Непонятно, почему Джон-Том ожидал от Маджа иного. Судя по всему, выдр — вполне средний обитатель этого вонючего, отсталого и отнюдь не райского городишки.
В ресторане были и гуманоиды, но по росту они не подходили под пару Джон-Тому. Неподалеку одинокий джентльмен выпивал в компании облаченной в расшитое серебряными нитками одеяние паукообразной обезьяны и играл с ней в карты — в паре против крупной человекообразной обезьяны неизвестной Джон-Тому разновидности и трехфутовой мускусной крысы в алом спортивном костюме и самых темных солнцезащитных очках из всех, какие доводилось видеть Джон-Тому.
Без сомнения, и они разделяют местные предрассудки и ханжество. А откуда, собственно, явился он сам, чтобы полагать себя вправе вершить суд над моральными вывертами иного мира?

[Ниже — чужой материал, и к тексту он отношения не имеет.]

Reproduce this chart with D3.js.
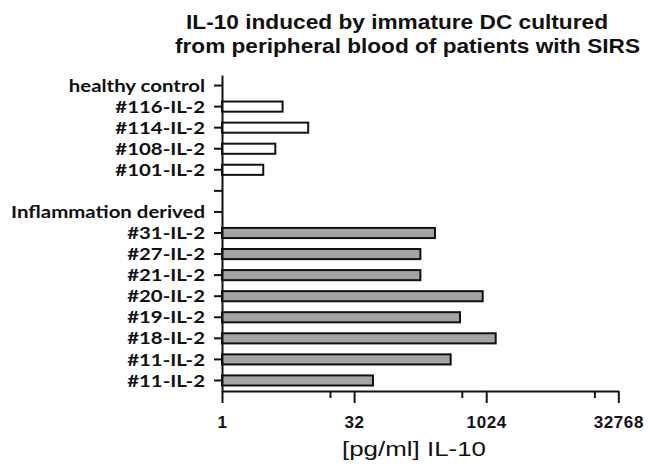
<!DOCTYPE html>
<html>
<head>
<meta charset="utf-8">
<script src="https://cdn.jsdelivr.net/npm/d3@7.9.0/dist/d3.min.js"></script>
<style>
  html, body { margin: 0; padding: 0; background: #fff; }
  svg { display: block; }
  .title { font-family: "Liberation Sans", Arial, sans-serif; font-weight: bold; font-size: 20px; fill: #111; }
  .y-axis text { font-family: Lato, "Open Sans", sans-serif; font-weight: 700; font-size: 17px; fill: #111; }
  .x-axis text { font-family: "Liberation Sans", Arial, sans-serif; font-weight: bold; font-size: 17px; letter-spacing: 0.6px; fill: #111; }
  .axis-title { font-family: "Liberation Sans", Arial, sans-serif; font-size: 21px; fill: #111; }
  .domain, .tick line { stroke: #111; stroke-width: 2px; }
</style>
</head>
<body>
<div id="chart"></div>
<script>
// chart values
const titleLines = [
  "IL-10 induced by immature DC cultured",
  "from peripheral blood of patients with SIRS"
];
const healthyLabels = ["#116-IL-2", "#114-IL-2", "#108-IL-2", "#101-IL-2"];
const healthyValues = [4.9, 9.6, 4.05, 2.95];
const inflamLabels = ["#31-IL-2", "#27-IL-2", "#21-IL-2", "#20-IL-2", "#19-IL-2", "#18-IL-2", "#11-IL-2", "#11-IL-2"];
const inflamValues = [267, 182, 182, 934, 515, 1314, 403, 52.5];
const rowLabels = ["healthy control", ...healthyLabels, "", "Inflammation derived", ...inflamLabels];
const xTicks = [1, 32, 1024, 32768];
const xMinorTicks = [17, 540, 17500];
const xLabel = "[pg/ml] IL-10";

const width = 650;
const height = 471;
const margin = { top: 75, right: 32, bottom: 80, left: 222 };

const svg = d3.select('#chart')
  .append('svg')
  .attr('width', width)
  .attr('height', height);

// title, stretched a little like the original
svg.append('text').attr('class', 'title')
  .attr('x', 186).attr('y', 29)
  .attr('textLength', 422).attr('lengthAdjust', 'spacingAndGlyphs')
  .text(titleLines[0]);
svg.append('text').attr('class', 'title')
  .attr('x', 175).attr('y', 53)
  .attr('textLength', 465).attr('lengthAdjust', 'spacingAndGlyphs')
  .text(titleLines[1]);

const xScale = d3.scaleLog()
  .base(2)
  .domain([1, 32768])
  .range([margin.left, width - margin.right + 0.3]);

const yScale = d3.scaleBand()
  .domain(d3.range(rowLabels.length))
  .range([margin.top, height - margin.bottom])
  .paddingInner(0.52)
  .paddingOuter(0.26);

// rows: healthy ones start at index 1, inflammation ones at index 7
const bars = [
  ...healthyValues.map((v, i) => ({ row: 1 + i, value: v, fill: '#ffffff' })),
  ...inflamValues.map((v, i) => ({ row: 7 + i, value: v, fill: '#a4a4a4' }))
];

svg.append('g')
  .attr('class', 'bars')
  .selectAll('rect')
  .data(bars)
  .join('rect')
  .attr('x', xScale(1))
  .attr('y', d => yScale(d.row))
  .attr('width', d => xScale(d.value) - xScale(1))
  .attr('height', yScale.bandwidth())
  .attr('fill', d => d.fill)
  .attr('stroke', '#111')
  .attr('stroke-width', 2);

// minor ticks on x
svg.append('g')
  .attr('class', 'x-minor')
  .attr('transform', `translate(0, ${height - margin.bottom})`)
  .call(d3.axisBottom(xScale).tickValues(xMinorTicks).tickSize(7).tickSizeOuter(0).tickFormat(''))
  .call(g => g.select('.domain').remove());

const xAxis = svg.append('g')
  .attr('class', 'x-axis')
  .attr('transform', `translate(0, ${height - margin.bottom})`)
  .call(d3.axisBottom(xScale).tickValues(xTicks).tickSize(12).tickSizeOuter(0).tickPadding(13).tickFormat(d3.format('d')));

const yAxis = svg.append('g')
  .attr('class', 'y-axis')
  .attr('transform', `translate(${margin.left}, 0)`)
  .call(d3.axisLeft(yScale).tickSize(8).tickSizeOuter(0).tickPadding(9).tickFormat(i => rowLabels[i]));

// the original labels are a bit wider than the font, stretch them
yAxis.selectAll('.tick text')
  .attr('dy', '0.36em')
  .each(function () {
    const w = this.getComputedTextLength();
    if (w > 0) {
      d3.select(this).attr('textLength', w * 1.2).attr('lengthAdjust', 'spacingAndGlyphs');
    }
  });

svg.append('text')
  .attr('class', 'axis-title')
  .attr('x', 342).attr('y', 456)
  .attr('textLength', 144).attr('lengthAdjust', 'spacingAndGlyphs')
  .text(xLabel);
</script>
</body>
</html>
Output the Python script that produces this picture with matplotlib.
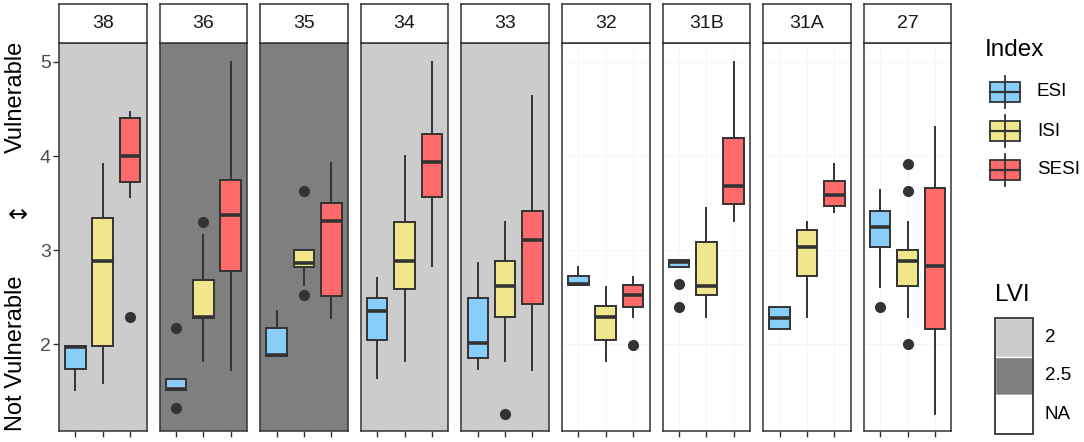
import numpy as np
import matplotlib
matplotlib.use("Agg")
import matplotlib.pyplot as plt
from matplotlib.patches import Rectangle

plt.rcParams['font.family'] = ['Liberation Sans', 'DejaVu Sans']

W, H = 1084, 442

sites = ["38", "36", "35", "34", "33", "32", "31B", "31A", "27"]
lvi = ["2", "2.5", "2.5", "2", "2", "NA", "NA", "NA", "NA"]
indices = ["ESI", "ISI", "SESI"]

# box stats per site: (whislo, q1, med, q3, whishi, fliers) for ESI, ISI, SESI
esi = [
    (1.52, 1.74, 1.97, 1.98, 1.98, []),
    (1.52, 1.52, 1.53, 1.63, 1.63, [2.17, 1.32]),
    (1.88, 1.88, 1.89, 2.17, 2.35, []),
    (1.64, 2.05, 2.35, 2.49, 2.70, []),
    (1.74, 1.85, 2.01, 2.49, 2.86, []),
    (2.63, 2.63, 2.64, 2.73, 2.82, []),
    (2.82, 2.82, 2.87, 2.90, 2.90, [2.64, 2.40]),
    (2.16, 2.16, 2.28, 2.40, 2.40, []),
    (2.61, 3.03, 3.25, 3.42, 3.64, [2.40]),
]
isi = [
    (1.59, 1.98, 2.88, 3.34, 3.91, []),
    (1.82, 2.28, 2.29, 2.68, 3.16, [3.30]),
    (2.63, 2.82, 2.86, 3.00, 3.00, [3.63, 2.52]),
    (1.82, 2.59, 2.88, 3.30, 4.00, []),
    (1.82, 2.29, 2.62, 2.88, 3.30, [1.26]),
    (1.82, 2.05, 2.29, 2.41, 2.61, []),
    (2.29, 2.52, 2.62, 3.09, 3.45, []),
    (2.29, 2.73, 3.03, 3.21, 3.30, []),
    (2.29, 2.62, 2.88, 3.00, 3.30, [3.91, 3.63, 2.00]),
]
sesi = [
    (3.56, 3.72, 4.00, 4.40, 4.47, [2.29]),
    (1.73, 2.78, 3.37, 3.74, 5.00, []),
    (2.28, 2.51, 3.31, 3.50, 3.93, []),
    (2.83, 3.56, 3.94, 4.23, 5.00, []),
    (1.73, 2.43, 3.11, 3.42, 4.64, []),
    (2.29, 2.40, 2.52, 2.63, 2.71, [1.99]),
    (3.31, 3.49, 3.68, 4.19, 5.00, []),
    (3.41, 3.47, 3.59, 3.73, 3.91, []),
    (1.26, 2.16, 2.83, 3.66, 4.31, []),
]

fill_colors = {"ESI": "#87CEFA", "ISI": "#F0E68C", "SESI": "#FF6A6A"}
lvi_colors = {"2": "#CCCCCC", "2.5": "#7F7F7F", "NA": "#FFFFFF"}
dark = "#333333"


def px(x0, y0, x1, y1):
    return [x0 / W, 1 - y1 / H, (x1 - x0) / W, (y1 - y0) / H]


fig = plt.figure(figsize=(W / 100, H / 100), dpi=100)

panel_top, panel_bot = 43, 431
strip_top = 4
pw = 87.5
for i, site in enumerate(sites):
    x0 = 59 + i * 100.6
    ax = fig.add_axes(px(x0, panel_top, x0 + pw, panel_bot))
    ax.set_facecolor(lvi_colors[lvi[i]])
    stats = []
    for name, data in zip(indices, [esi, isi, sesi]):
        lo, q1, med, q3, hi, fl = data[i]
        stats.append(dict(whislo=lo, q1=q1, med=med, q3=q3, whishi=hi,
                          fliers=fl, label=name))
    bp = ax.bxp(stats, positions=[1, 2, 3], widths=0.75, patch_artist=True,
                showcaps=False,
                boxprops=dict(edgecolor=dark, linewidth=1.4),
                whiskerprops=dict(color=dark, linewidth=1.4),
                medianprops=dict(color=dark, linewidth=2.6),
                flierprops=dict(marker="o", markerfacecolor=dark,
                                markeredgecolor=dark, markersize=7))
    for patch, name in zip(bp["boxes"], indices):
        patch.set_facecolor(fill_colors[name])
    ax.set_xlim(0.4, 3.6)
    ax.set_ylim(1.08, 5.2)
    ax.set_xticks([1, 2, 3])
    ax.set_xticklabels([])
    ax.set_yticks([2, 3, 4, 5])
    if lvi[i] == "NA":
        ax.grid(True, which="major", color="#F3F3F3", linewidth=0.5)
        ax.set_axisbelow(True)
    ax.tick_params(axis="x", length=4, width=1, color=dark)
    if i == 0:
        ax.tick_params(axis="y", length=4, width=1, color=dark,
                       labelsize=14, labelcolor="#4D4D4D", pad=2)
    else:
        ax.tick_params(axis="y", length=0, labelleft=False)
    for s in ax.spines.values():
        s.set_color(dark)
        s.set_linewidth(1.1)

    sax = fig.add_axes(px(x0, strip_top, x0 + pw, panel_top))
    sax.set_facecolor("white")
    sax.set_xticks([])
    sax.set_yticks([])
    for s in sax.spines.values():
        s.set_color(dark)
        s.set_linewidth(1.1)
    sax.text(0.5, 0.5, site, ha="center", va="center", fontsize=14,
             color="#1A1A1A", transform=sax.transAxes)

# y axis label
fig.text(16 / W, 1 - 97 / H, "Vulnerable", rotation=90, ha="center",
         va="center", fontsize=17)
fig.text(16 / W, 1 - 209 / H, "\u2195", rotation=90, ha="center",
         va="center", fontsize=17, family=['DejaVu Sans'])
fig.text(16 / W, 1 - 353 / H, "Not Vulnerable", rotation=90, ha="center",
         va="center", fontsize=17)

# Index legend
lax = fig.add_axes([0, 0, 1, 1], facecolor="none")
lax.set_xlim(0, W)
lax.set_ylim(H, 0)
lax.axis("off")
lax.text(985, 50, "Index", fontsize=17.5, va="center", ha="left")
for k, name in enumerate(indices):
    cy = 92 + k * 39
    lax.plot([1005, 1005], [cy - 16, cy + 16], color=dark, lw=1.3)
    lax.add_patch(Rectangle((990, cy - 10), 30, 20, facecolor=fill_colors[name],
                            edgecolor=dark, lw=1.3))
    lax.plot([990, 1020], [cy, cy], color=dark, lw=1.6)
    lax.text(1037, cy, name, fontsize=13.5, va="center", ha="left")

# LVI legend
lax.text(995, 295, "LVI", fontsize=17.5, va="center", ha="left")
for k, lv in enumerate(["2", "2.5", "NA"]):
    y0 = 318 + k * 38.7
    lax.add_patch(Rectangle((995, y0), 38, 38.7, facecolor=lvi_colors[lv],
                            edgecolor="white", lw=1.0))
    lax.text(1045, y0 + 19.3, lv, fontsize=13.5, va="center", ha="left")
lax.add_patch(Rectangle((995, 318), 38, 116, facecolor="none",
                        edgecolor=dark, lw=1.3))

fig.savefig("out.png", dpi=100)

— Слушай, приятель, с этим нельзя ничего сделать. Зачем кому-то нарушать заведенный порядок? Тока возьмись за швабру и тряпку — враз лишишься всякого уважения честных горожан. Правда, может, сойдешь за политикана, тока их уважают еще меньше, чем этих, с тряпкой. Но я надеюсь все-таки, что ты сумеешь обойтись без своих песен. — В тоне Маджа слышались надежда и любопытство. — Помнишь, старикашка-то, Клотагорб-от, он ведь уверен был, что ты чародей... Уверен ведь был! Что ежели ты способен на это? Я ж слыхал, как вы там о чародейских словах базарили.